One listen to the album and his desire to keep things interesting becomes readily apparent, from the tempo shifts in “Redlining” or the mutating melodies “Odyssey” possesses. “I’m a big fan of variety, I just like to keep it interesting. I get really bored making the same kind of stuff over and over,” Shrout remarks. “And I get bored listening to the same kind of stuff too. So, I try to make whatever it is that I want to hear, whatever I’m interested in listening to. And always ends up being a big variety.

“Originally it was going to be a three or four song EP with like trap,” reveals the producer. “But I just kept getting ideas and just ran with it, kept going with it until I didn’t have anymore ideas. That’s the thing, once I start making stuff, I just open a floodgate and just can’t stop. So that’s where it turned into an album. It wasn’t a conscious decision, it just happened.”
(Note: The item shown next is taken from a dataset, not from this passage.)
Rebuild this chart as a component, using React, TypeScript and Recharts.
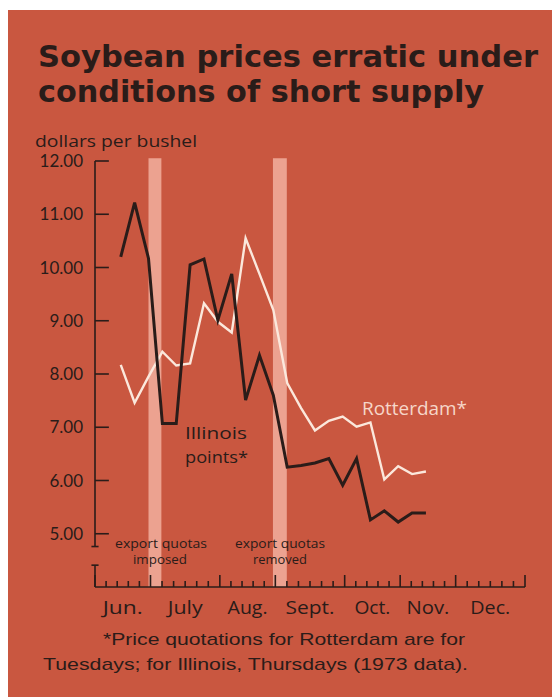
import React from "react"
import { LineChart, Line, XAxis, YAxis, ReferenceArea, ReferenceLine } from "recharts"

// x = days since Sunday, Jun. 3, 1973 (weeks run Sunday to Saturday)
const days = [13, 20, 27, 34, 41, 48, 55, 62, 69, 76, 83, 90, 97, 104, 111, 118, 125, 132, 139, 146, 153, 160, 167]

// dollars per bushel
const illinois = [10.2, 11.22, 10.17, 7.07, 7.07, 10.05, 10.16, 9.01, 9.88, 7.51, 8.35, 7.6, 6.25, 6.28, 6.33, 6.41, 5.91, 6.41, 5.26, 5.43, 5.22, 5.39, 5.39]
const rotterdam = [8.17, 7.46, 7.95, 8.42, 8.16, 8.2, 9.33, 8.98, 8.78, 10.55, 9.88, 9.2, 7.83, 7.36, 6.94, 7.12, 7.2, 7.01, 7.09, 6.02, 6.27, 6.12, 6.17]

const monthLabels = ["Jun.", "July", "Aug.", "Sept.", "Oct.", "Nov.", "Dec."]
const monthStarts = [0, 28, 63, 91, 126, 154, 182, 217]
const monthMarks = [5, 6, 5, 6, 5, 5, 6] // small tick intervals per month
const labelWidths = [40, 35, 40, 49, 36, 43, 40]

const yTicks = [5, 6, 7, 8, 9, 10, 11, 12]

// export quota periods (days)
const quotaImposed = [27, 33.5]
const quotaRemoved = [89.8, 96.8]

const red = "#c95740"
const ink = "#2a1c19"
const cream = "#fbe8dc"
const band = "#eca290"
const sans = "Open Sans"

const rows = days.map((d, i) => ({ day: d, illinois: illinois[i], rotterdam: rotterdam[i] }))

// small ticks, evenly spaced inside each month
const markTicks: number[] = []
monthStarts.slice(0, -1).forEach((start, i) => {
  const step = (monthStarts[i + 1] - start) / monthMarks[i]
  for (let k = 0; k < monthMarks[i]; k++) markTicks.push(start + k * step)
})
markTicks.push(monthStarts[monthStarts.length - 1])

const monthCenters = monthStarts.slice(0, -1).map((s, i) => (s + monthStarts[i + 1]) / 2)

function MarkTick(props: any) {
  const { x, y, payload } = props
  const major = monthStarts.some((m) => Math.abs(m - payload.value) < 0.01)
  return <line x1={x} x2={x} y1={y} y2={y - (major ? 12 : 6)} stroke={ink} strokeWidth={1.6} />
}

function MonthTick(props: any) {
  const { x, y, payload } = props
  const i = monthCenters.findIndex((c) => Math.abs(c - payload.value) < 0.01)
  return (
    <text
      x={x}
      y={y + 25}
      textAnchor="middle"
      fill={ink}
      fontSize={18}
      fontFamily={sans}
      textLength={labelWidths[i]}
      lengthAdjust="spacingAndGlyphs"
    >
      {monthLabels[i]}
    </text>
  )
}

export default function App() {
  const seg = (x1: number, y1: number, x2: number, y2: number, key: string) => (
    <ReferenceLine
      key={key}
      segment={[{ x: x1, y: y1 }, { x: x2, y: y2 }]}
      stroke={ink}
      strokeWidth={1.6}
      ifOverflow="visible"
    />
  )

  return (
    <div style={{ position: "absolute", left: 0, top: 0, width: 552, height: 697, background: "#fff" }}>
      <div style={{ position: "absolute", left: 8, top: 10, right: 0, bottom: 0, background: red }} />
      <div style={{ position: "absolute", left: 0, top: 0 }}>
        <LineChart width={552} height={697} data={rows} margin={{ top: 161, right: 27, bottom: 78, left: 35 }}>
          <XAxis
            dataKey="day"
            type="number"
            domain={[0, 217]}
            ticks={markTicks}
            interval={0}
            tickSize={0}
            tickMargin={0}
            height={2}
            axisLine={{ stroke: ink, strokeWidth: 1.6 }}
            tickLine={false}
            tick={<MarkTick />}
          />
          <XAxis
            xAxisId="months"
            dataKey="day"
            type="number"
            domain={[0, 217]}
            ticks={monthCenters}
            interval={0}
            tickSize={0}
            tickMargin={0}
            height={30}
            axisLine={false}
            tickLine={false}
            tick={<MonthTick />}
          />
          <YAxis
            type="number"
            domain={[4, 12]}
            ticks={yTicks}
            interval={0}
            width={60}
            axisLine={false}
            tickLine={false}
            tickSize={0}
            tickMargin={12}
            tickFormatter={(v: number) => v.toFixed(2)}
            tick={{ fill: ink, fontSize: 17, fontFamily: "Lato" }}
          />
          <ReferenceArea x1={quotaImposed[0]} x2={quotaImposed[1]} y1={4} y2={12.05} fill={band} fillOpacity={1} stroke="none" ifOverflow="visible" />
          <ReferenceArea x1={quotaRemoved[0]} x2={quotaRemoved[1]} y1={4} y2={12.05} fill={band} fillOpacity={1} stroke="none" ifOverflow="visible" />
          {/* broken value axis */}
          {seg(0, 12, 0, 4.76, "ya")}
          {seg(-1.8, 4.76, 1.8, 4.76, "yb")}
          {seg(0, 4.41, 0, 4, "yc")}
          {seg(-1.8, 4.41, 1.8, 4.41, "yd")}
          {yTicks.map((v) => seg(0, v, 7, v, "t" + v))}
          <Line
            dataKey="rotterdam"
            type="linear"
            stroke={cream}
            strokeWidth={2.4}
            dot={false}
            activeDot={false}
            isAnimationActive={false}
          />
          <Line
            dataKey="illinois"
            type="linear"
            stroke={ink}
            strokeWidth={3}
            dot={false}
            activeDot={false}
            isAnimationActive={false}
          />
        </LineChart>
      </div>
      <svg width={552} height={697} style={{ position: "absolute", left: 0, top: 0, pointerEvents: "none" }}>
        <g fill={ink} fontFamily="DejaVu Sans" fontWeight="bold" fontSize={30}>
          <text x={38} y={67} textLength={500} lengthAdjust="spacingAndGlyphs">Soybean prices erratic under</text>
          <text x={38} y={102} textLength={446} lengthAdjust="spacingAndGlyphs">conditions of short supply</text>
        </g>
        <text x={35} y={147} fill={ink} fontFamily={sans} fontSize={16} textLength={162} lengthAdjust="spacingAndGlyphs">dollars per bushel</text>
        <g fill={ink} fontFamily={sans} fontSize={17}>
          <text x={185} y={439} textLength={62} lengthAdjust="spacingAndGlyphs">Illinois</text>
          <text x={185} y={463} textLength={63} lengthAdjust="spacingAndGlyphs">points*</text>
        </g>
        <text x={362} y={415} fill="#f6d6c9" fontFamily={sans} fontSize={18} textLength={105} lengthAdjust="spacingAndGlyphs">Rotterdam*</text>
        <g fill={ink} fontFamily={sans} fontSize={12.5}>
          <text x={115} y={548} textLength={92} lengthAdjust="spacingAndGlyphs">export quotas</text>
          <text x={133} y={564} textLength={54} lengthAdjust="spacingAndGlyphs">imposed</text>
          <text x={235} y={548} textLength={90} lengthAdjust="spacingAndGlyphs">export quotas</text>
          <text x={253} y={564} textLength={54} lengthAdjust="spacingAndGlyphs">removed</text>
        </g>
        <g fill={ink} fontFamily="Liberation Sans" fontSize={17}>
          <text x={103} y={645} textLength={362} lengthAdjust="spacingAndGlyphs">*Price quotations for Rotterdam are for</text>
          <text x={43} y={670} textLength={425} lengthAdjust="spacingAndGlyphs">Tuesdays; for Illinois, Thursdays (1973 data).</text>
        </g>
      </svg>
    </div>
  )
}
The number of tracks alone signify this – but as you journey through it, the music itself reveals a wide variety of creative impulses as well. The downtempo pace of “Quench” employs a myriad of layers to create a unique atmosphere where each listen reveals something you didn’t notice before. For those desiring something to bang their heads to and fill their ears with glitchy noises, look no further than “The Temple Void.” Things get weird in the best possible way on “Double Dose (ft. VENMC),” a track that deftly blends trap with the of sound of deep dub and tops it off with some twisted vocals that make it.

“I feel that I leveled up on this album in just about every way,” says Shrout. “I feel like I’m finally at the point in production where I can make the sounds that I’m hearing in my head. So, what I’m proud of is being able to achieve what I wanted to with most of the tracks. They really capture the mood I was trying to create. “Guiding Light” or “Bloodletting” are two favorites of mine from this album.

“Guiding Light is a track I’ve been wanting to make for years. It’s kind of about loved ones who have passed on and how we keep them alive in our memories, we still remember the lessons they taught us and how they have helped us through our lives even though they aren’t here anymore. That’s kind of what the song is about and is one that I put off for a long time because I didn’t think I was a good enough musician or producer to do the idea justice. But I decided to just go with it and see if I could make it happen, and I’m really happy with the way that it turned out.”



One of the biggest challenges about electronic music is the tension between working in the studio and performing live, especially as every musician makes music for vastly different reasons. “I prefer being in the studio because it’s more relaxed and I can go at my own pace, there’s not as much pressure. I do love performing live too, but it’s just really nerve-wracking at the same time. I’d like to do more shows and have done radio shows and have talked to people about doing more of those as well.”

The production on the album is top notch, and it quickly comes across how at home Shrout is in the studio. The DnB influenced track “Doomshape,” uses the space that can be achieved in the studio to build a heavy vibe and create its dynamic sound. The subterranean bass which drives “Occultation” is another great example of his expertise, as each layer is thick and full, yet blends perfectly together without clashing.

“My whole philosophy in regard to electronic music is…like I said, I’m a big metalhead and that’s always been at the core of who I am musically. I feel that heaviness isn’t really exclusive to metal, so I’m trying to make music that is heavy without relying on guitars and insane drums and stuff. That’s a big driving force behind the sound of FNGRNLS, trying to capture and make darker textures and atmospheres and stuff to make music that’s aggressive and angry without being metal. These days I’m mostly into metal, the more extreme the better. But I still listen to it all.”

This is a lofty ambition, yet one he seems to effortlessly achieve. There is something for everyone on this album, whether you crave the heaviest of the heavy or something for dancing. Ritual Sacrifice is due for release November 20. It’s a release you do not want to pass up!